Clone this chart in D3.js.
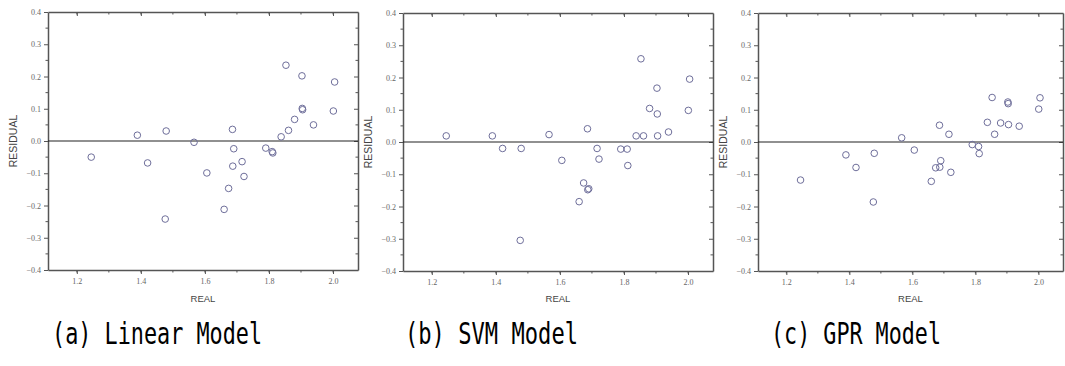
<!DOCTYPE html>
<html><head><meta charset="utf-8">
<script src="https://cdn.jsdelivr.net/npm/d3@7/dist/d3.min.js"></script>
<style>body{margin:0;background:#fff}</style>
</head><body>
<script>
const real = [1.245,1.389,1.421,1.479,1.476,1.566,1.606,1.686,1.690,1.687,1.674,1.660,1.716,1.722,1.790,1.810,1.812,1.838,1.861,1.853,1.880,1.903,1.904,1.905,1.939,2.001,2.005];
const linearRes = [-0.050,0.018,-0.068,0.031,-0.242,-0.004,-0.099,0.036,-0.024,-0.078,-0.147,-0.212,-0.064,-0.110,-0.022,-0.033,-0.037,0.013,0.033,0.235,0.067,0.202,0.101,0.097,0.050,0.093,0.183];
const svmRes = [0.019,0.019,-0.020,-0.020,-0.305,0.023,-0.057,0.041,-0.145,-0.148,-0.127,-0.185,-0.020,-0.053,-0.022,-0.022,-0.073,0.019,0.019,0.258,0.104,0.167,0.087,0.019,0.031,0.098,0.195];
const gprRes = [-0.118,-0.040,-0.079,-0.035,-0.186,0.013,-0.025,0.052,-0.058,-0.078,-0.080,-0.122,0.024,-0.094,-0.008,-0.014,-0.036,0.061,0.024,0.138,0.059,0.124,0.119,0.054,0.049,0.102,0.137];
const xTicks = [1.2,1.4,1.6,1.8,2.0];
const yTicks = [-0.4,-0.3,-0.2,-0.1,0.0,0.1,0.2,0.3,0.4];
const captions = ["(a) Linear Model","(b) SVM Model","(c) GPR Model"];
const xDomain = [1.11, 2.078];
const yDomain = [-0.4, 0.4];

const panels = [
  {res: linearRes, l:48, r:358, t:12, b:270, cap:captions[0], cx:52, cw:210},
  {res: svmRes, l:403, r:713, t:13, b:271, cap:captions[1], cx:405, cw:173},
  {res: gprRes, l:758, r:1063, t:13, b:271, cap:captions[2], cx:771, cw:170}
];

const svg = d3.select("body").append("svg").attr("width",1065).attr("height",366);
const axisCol = "#555";

panels.forEach(p => {
  const x = d3.scaleLinear().domain(xDomain).range([p.l,p.r]);
  const y = d3.scaleLinear().domain(yDomain).range([p.b,p.t]);
  const g = svg.append("g");
  const xMinor = d3.range(1.2, 2.1, 0.1).filter(v => v < xDomain[1]);
  const yMinor = d3.range(-0.35, 0.4, 0.1);

  const styleText = a => a.selectAll("text").attr("font-family","Liberation Serif")
    .attr("font-size",8).attr("fill","#666").attr("stroke","none");

  // bottom axis
  g.append("g").attr("transform",`translate(0,${p.b})`)
    .call(d3.axisBottom(x).tickValues(xTicks).tickFormat(d3.format(".1f")).tickSize(4).tickSizeOuter(0))
    .call(a=>a.selectAll("line").attr("stroke",axisCol))
    .call(a=>a.select(".domain").attr("stroke",axisCol).attr("stroke-width",1.5))
    .call(styleText)
    .call(a=>a.selectAll("text").attr("dy","0.9em"));
  g.append("g").selectAll("line").data(xMinor).join("line")
    .attr("x1",d=>x(d)).attr("x2",d=>x(d)).attr("y1",p.b).attr("y2",p.b+2.5).attr("stroke",axisCol);
  // top axis
  g.append("g").attr("transform",`translate(0,${p.t})`)
    .call(d3.axisTop(x).tickValues(xTicks).tickFormat("").tickSize(-4).tickSizeOuter(0))
    .call(a=>a.selectAll("line").attr("stroke",axisCol))
    .call(a=>a.select(".domain").attr("stroke",axisCol).attr("stroke-width",1.5));
  g.append("g").selectAll("line").data(xMinor).join("line")
    .attr("x1",d=>x(d)).attr("x2",d=>x(d)).attr("y1",p.t).attr("y2",p.t+2.5).attr("stroke",axisCol);
  // left axis
  g.append("g").attr("transform",`translate(${p.l},0)`)
    .call(d3.axisLeft(y).tickValues(yTicks).tickFormat(d3.format(".1f")).tickSize(4).tickSizeOuter(0))
    .call(a=>a.selectAll("line").attr("stroke",axisCol))
    .call(a=>a.select(".domain").attr("stroke",axisCol).attr("stroke-width",1.5))
    .call(styleText);
  g.append("g").selectAll("line").data(yMinor).join("line")
    .attr("x1",p.l-2.5).attr("x2",p.l).attr("y1",d=>y(d)).attr("y2",d=>y(d)).attr("stroke",axisCol);
  // right axis
  g.append("g").attr("transform",`translate(${p.r},0)`)
    .call(d3.axisRight(y).tickValues(yTicks).tickFormat("").tickSize(-4).tickSizeOuter(0))
    .call(a=>a.selectAll("line").attr("stroke",axisCol))
    .call(a=>a.select(".domain").attr("stroke",axisCol).attr("stroke-width",1.5));
  g.append("g").selectAll("line").data(yMinor).join("line")
    .attr("x1",p.r-2.5).attr("x2",p.r).attr("y1",d=>y(d)).attr("y2",d=>y(d)).attr("stroke",axisCol);

  // zero line
  g.append("line").attr("x1",p.l).attr("x2",p.r).attr("y1",y(0)).attr("y2",y(0))
    .attr("stroke","#222").attr("stroke-width",1.2);

  // points
  g.append("g").selectAll("circle").data(real.map((v,i)=>[v,p.res[i]])).join("circle")
    .attr("cx",d=>x(d[0])).attr("cy",d=>y(d[1])).attr("r",3.3)
    .attr("fill","none").attr("stroke","#6e6e9a").attr("stroke-width",1);

  // axis titles
  g.append("text").attr("x",(p.l+p.r)/2).attr("y",302).attr("text-anchor","middle")
    .attr("font-family","Liberation Sans").attr("font-size",9.5).attr("fill","#444").text("REAL");
  g.append("text").attr("transform",`translate(${p.l-31},${(p.t+p.b)/2}) rotate(-90)`)
    .attr("text-anchor","middle").attr("font-family","Liberation Sans").attr("font-size",10.5)
    .attr("fill","#444").text("RESIDUAL");

  // caption
  svg.append("text").attr("x",p.cx).attr("y",344).attr("font-family","DejaVu Sans Mono")
    .attr("font-size",30).attr("fill","#000")
    .attr("textLength",p.cw).attr("lengthAdjust","spacingAndGlyphs").text(p.cap);
});
</script>
</body></html>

> [OBJECTIVE]: Repeat the lines of the listing above verbatim, beginning at its first line and ending at the line containing "const yDomain = [-0.4, 0.4];", which is included. Omit pictures.

> [FULL SOLUTION]:
Clone this chart in D3.js.
<!DOCTYPE html>
<html><head><meta charset="utf-8">
<script src="https://cdn.jsdelivr.net/npm/d3@7/dist/d3.min.js"></script>
<style>body{margin:0;background:#fff}</style>
</head><body>
<script>
const real = [1.245,1.389,1.421,1.479,1.476,1.566,1.606,1.686,1.690,1.687,1.674,1.660,1.716,1.722,1.790,1.810,1.812,1.838,1.861,1.853,1.880,1.903,1.904,1.905,1.939,2.001,2.005];
const linearRes = [-0.050,0.018,-0.068,0.031,-0.242,-0.004,-0.099,0.036,-0.024,-0.078,-0.147,-0.212,-0.064,-0.110,-0.022,-0.033,-0.037,0.013,0.033,0.235,0.067,0.202,0.101,0.097,0.050,0.093,0.183];
const svmRes = [0.019,0.019,-0.020,-0.020,-0.305,0.023,-0.057,0.041,-0.145,-0.148,-0.127,-0.185,-0.020,-0.053,-0.022,-0.022,-0.073,0.019,0.019,0.258,0.104,0.167,0.087,0.019,0.031,0.098,0.195];
const gprRes = [-0.118,-0.040,-0.079,-0.035,-0.186,0.013,-0.025,0.052,-0.058,-0.078,-0.080,-0.122,0.024,-0.094,-0.008,-0.014,-0.036,0.061,0.024,0.138,0.059,0.124,0.119,0.054,0.049,0.102,0.137];
const xTicks = [1.2,1.4,1.6,1.8,2.0];
const yTicks = [-0.4,-0.3,-0.2,-0.1,0.0,0.1,0.2,0.3,0.4];
const captions = ["(a) Linear Model","(b) SVM Model","(c) GPR Model"];
const xDomain = [1.11, 2.078];
const yDomain = [-0.4, 0.4];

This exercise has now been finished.